Repurposing leftover mashed potatoes doesn’t get enough attention, but find the right recipe can make them into something special. For this I usually turn to salmon cakes, or mashed potato casserole!
More mashed potato recipes
- Parmesan Mashed Potatoes
- Brown Butter Mashed Potatoes
- Irish Mashed Potatoes (Champ)
- Instant Pot Mashed Potatoes with Cream Cheese
Herb and Garlic Mashed Potatoes
Equipment
- This is an affiliate link.Potato ricer
Ingredients
- 1 head garlic small
- 6 potatoes medium
- salt to taste
- 50ml/1/4 cup whole milk hot
- 100g/1/2 cup unsalted butter
- 1-2 tbsp parsley
- 1-2 tbsp dill
Instructions
- Preheat the oven to 200C/400F. Cut the top off the head of garlic to expose the cloves, wrap in aluminium foil and bake for 45-50 minutes until the cloves are very soft. Cool.
- Boil the peeled and quartered potatoes in salted water until very tender. While the potatoes are cooking, squeeze the garlic cloves out of their peels, they should pop out easily and mash them with a fork in a small bowl. Set aside.
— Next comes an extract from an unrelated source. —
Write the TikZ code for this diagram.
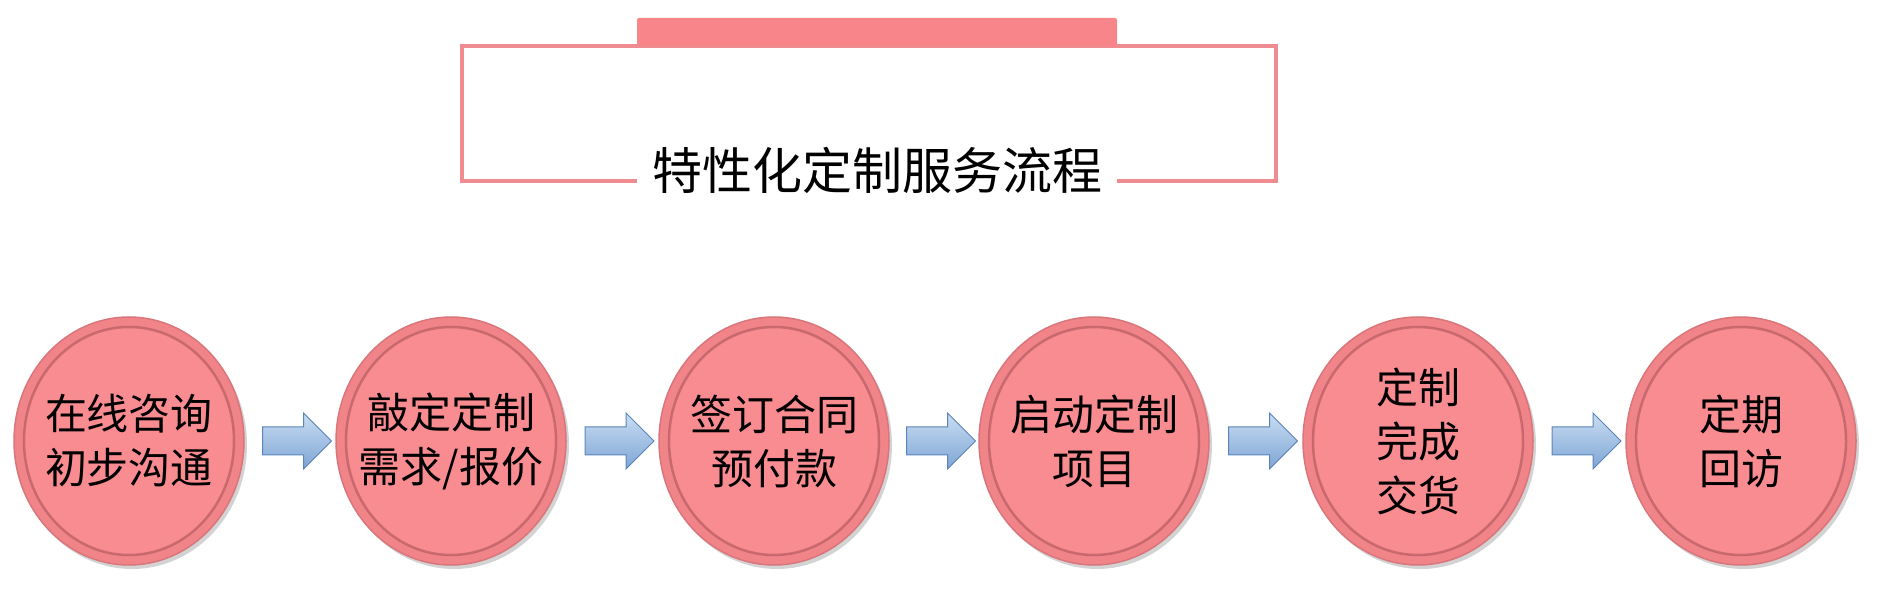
\documentclass[tikz,border=0pt]{standalone}
\usepackage{fontspec}
\setmainfont{Noto Sans CJK SC}
\usetikzlibrary{shapes.geometric,shapes.arrows,shadows,calc}
\definecolor{framepink}{HTML}{EE8C92}
\definecolor{tabpink}{HTML}{F8858A}
\definecolor{rimpink}{HTML}{F08489}
\definecolor{rimline}{HTML}{D9767B}
\definecolor{rimdark}{HTML}{9E4C52}
\definecolor{innerpink}{HTML}{F98C90}
\definecolor{arrowtop}{HTML}{C9DDF2}
\definecolor{arrowbottom}{HTML}{7EA5D5}
\definecolor{arrowline}{HTML}{5D84BA}

\begin{document}
\begin{tikzpicture}[
  x=1pt, y=1pt,
  stepnode/.style={ellipse, minimum width=230, minimum height=248,
    inner xsep=-30, inner ysep=0,
    fill=rimpink, draw=rimline, line width=1.5, align=center,
    font=\fontsize{42}{54}\selectfont,
    drop shadow={shadow xshift=3, shadow yshift=-4, opacity=0.35},
    path picture={\fill[innerpink, draw=rimdark, line width=2.5, draw opacity=0.5]
      (path picture bounding box.center) ellipse (105 and 114);}},
  flowarrow/.style={single arrow, single arrow head extend=14, minimum height=69,
    inner xsep=0, inner ysep=13.5, top color=arrowtop, bottom color=arrowbottom,
    draw=arrowline, line width=1},
]
\useasboundingbox (0,0) rectangle (1896,600);

% 标题框
\draw[framepink, line width=4] (462,419) rectangle (1276,554);
\fill[tabpink, rounded corners=2] (637,554) rectangle (1117,582);
\node[fill=white, minimum width=480, minimum height=57, inner sep=0,
  font=\fontsize{50}{50}\selectfont] (title) at (877,430) {特性化定制服务流程};

% 流程步骤
\foreach \x/\n/\t in {129/1/{在线咨询\\初步沟通}, 451/2/{敲定定制\\需求/报价},
    774/3/{签订合同\\预付款}, 1094/4/{启动定制\\项目},
    1418/5/{定制\\完成\\交货}, 1741/6/{定期\\回访}}
  \node[stepnode] (s\n) at (\x,159) {\t};

\foreach \i [evaluate=\i as \j using int(\i+1)] in {1,...,5}
  \node[flowarrow] (a\i) at ($(s\i)!0.5!(s\j)$) {};
\end{tikzpicture}
\end{document}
- Drain the potatoes and steam dry them to get rid of the excess of water. Return them to the pot and add hot milk, start mashing with a potato masher until mostly smooth, then add butter and keep mashing. Start by stirring in ½ of the mashed roasted garlic, slowly increase the garlic quantity according to taste, then mash until smooth and most lumps are broken, season with salt to taste. Add the fresh herbs and fold in with a spatula. Serve piping hot with a bit more butter if desired.